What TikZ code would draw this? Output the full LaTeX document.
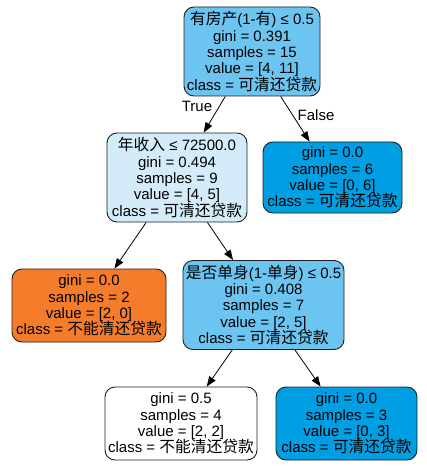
\documentclass[tikz,border=0pt]{standalone}
\usepackage{fontspec}
\setmainfont{Liberation Sans}
\newfontfamily\cjk[Scale=1.05]{Noto Sans CJK SC}
\usetikzlibrary{arrows.meta}
\definecolor{cRoot}{RGB}{108,196,240}
\definecolor{cPale}{RGB}{212,236,250}
\definecolor{cLeaf}{RGB}{0,158,226}
\definecolor{cOrange}{RGB}{245,124,42}
\definecolor{cBorder}{RGB}{30,30,30}
\begin{document}
\begin{tikzpicture}[x=1pt,y=-1pt,
  box/.style={draw=cBorder, line width=0.9pt, rounded corners=10pt, align=center,
    font=\fontsize{15}{16.4}\selectfont, inner sep=0pt},
  edge/.style={draw=black, line width=0.8pt, -{Triangle[length=10pt,width=7.5pt]}},
  elabel/.style={font=\fontsize{15}{16}\selectfont}]
\useasboundingbox (0,0) rectangle (426,470);
\node[box, fill=cRoot, minimum width=136pt, minimum height=89pt] (root) at (252,51.5)
  {{\cjk 有房产}(1-{\cjk 有}) ≤ 0.5\\gini = 0.391\\samples = 15\\value = [4, 11]\\class = {\cjk 可清还贷款}};
\node[box, fill=cPale, minimum width=140pt, minimum height=89pt] (n2) at (177,177.5)
  {{\cjk 年收入} ≤ 72500.0\\gini = 0.494\\samples = 9\\value = [4, 5]\\class = {\cjk 可清还贷款}};
\node[box, fill=cLeaf, minimum width=139pt, minimum height=71pt] (r1) at (332.5,177.5)
  {gini = 0.0\\samples = 6\\value = [0, 6]\\class = {\cjk 可清还贷款}};
\node[box, fill=cOrange, minimum width=154pt, minimum height=73pt] (l1) at (89,305.5)
  {gini = 0.0\\samples = 2\\value = [2, 0]\\class = {\cjk 不能清还贷款}};
\node[box, fill=cRoot, minimum width=161pt, minimum height=89pt] (n3) at (263.5,305)
  {{\cjk 是否单身}(1-{\cjk 单身}) ≤ 0.5\\gini = 0.408\\samples = 7\\value = [2, 5]\\class = {\cjk 可清还贷款}};
\node[box, fill=white, minimum width=152pt, minimum height=73pt] (l2) at (181,423.5)
  {gini = 0.5\\samples = 4\\value = [2, 2]\\class = {\cjk 不能清还贷款}};
\node[box, fill=cLeaf, minimum width=141pt, minimum height=73pt] (l3) at (346.5,423.5)
  {gini = 0.0\\samples = 3\\value = [0, 3]\\class = {\cjk 可清还贷款}};
\draw[edge] (root) -- (n2);
\draw[edge] (root) -- (r1);
\draw[edge] (n2) -- (l1);
\draw[edge] (n2) -- (n3);
\draw[edge] (n3) -- (l2);
\draw[edge] (n3) -- (l3);
\node[elabel] (tl) at (197,106) {True};
\node[elabel] (fl) at (316,115) {False};
\end{tikzpicture}
\end{document}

> [Required task]: Transcribe the material exactly, and leave out whatever pictures it holds.

> [Expected output]:
What TikZ code would draw this? Output the full LaTeX document.
\documentclass[tikz,border=0pt]{standalone}
\usepackage{fontspec}
\setmainfont{Liberation Sans}
\newfontfamily\cjk[Scale=1.05]{Noto Sans CJK SC}
\usetikzlibrary{arrows.meta}
\definecolor{cRoot}{RGB}{108,196,240}
\definecolor{cPale}{RGB}{212,236,250}
\definecolor{cLeaf}{RGB}{0,158,226}
\definecolor{cOrange}{RGB}{245,124,42}
\definecolor{cBorder}{RGB}{30,30,30}
\begin{document}
\begin{tikzpicture}[x=1pt,y=-1pt,
  box/.style={draw=cBorder, line width=0.9pt, rounded corners=10pt, align=center,
    font=\fontsize{15}{16.4}\selectfont, inner sep=0pt},
  edge/.style={draw=black, line width=0.8pt, -{Triangle[length=10pt,width=7.5pt]}},
  elabel/.style={font=\fontsize{15}{16}\selectfont}]
\useasboundingbox (0,0) rectangle (426,470);
\node[box, fill=cRoot, minimum width=136pt, minimum height=89pt] (root) at (252,51.5)
  {{\cjk 有房产}(1-{\cjk 有}) ≤ 0.5\\gini = 0.391\\samples = 15\\value = [4, 11]\\class = {\cjk 可清还贷款}};
\node[box, fill=cPale, minimum width=140pt, minimum height=89pt] (n2) at (177,177.5)
  {{\cjk 年收入} ≤ 72500.0\\gini = 0.494\\samples = 9\\value = [4, 5]\\class = {\cjk 可清还贷款}};
\node[box, fill=cLeaf, minimum width=139pt, minimum height=71pt] (r1) at (332.5,177.5)
  {gini = 0.0\\samples = 6\\value = [0, 6]\\class = {\cjk 可清还贷款}};
\node[box, fill=cOrange, minimum width=154pt, minimum height=73pt] (l1) at (89,305.5)
  {gini = 0.0\\samples = 2\\value = [2, 0]\\class = {\cjk 不能清还贷款}};
\node[box, fill=cRoot, minimum width=161pt, minimum height=89pt] (n3) at (263.5,305)
  {{\cjk 是否单身}(1-{\cjk 单身}) ≤ 0.5\\gini = 0.408\\samples = 7\\value = [2, 5]\\class = {\cjk 可清还贷款}};
\node[box, fill=white, minimum width=152pt, minimum height=73pt] (l2) at (181,423.5)
  {gini = 0.5\\samples = 4\\value = [2, 2]\\class = {\cjk 不能清还贷款}};
\node[box, fill=cLeaf, minimum width=141pt, minimum height=73pt] (l3) at (346.5,423.5)
  {gini = 0.0\\samples = 3\\value = [0, 3]\\class = {\cjk 可清还贷款}};
\draw[edge] (root) -- (n2);
\draw[edge] (root) -- (r1);
\draw[edge] (n2) -- (l1);
\draw[edge] (n2) -- (n3);
\draw[edge] (n3) -- (l2);
\draw[edge] (n3) -- (l3);
\node[elabel] (tl) at (197,106) {True};
\node[elabel] (fl) at (316,115) {False};
\end{tikzpicture}
\end{document}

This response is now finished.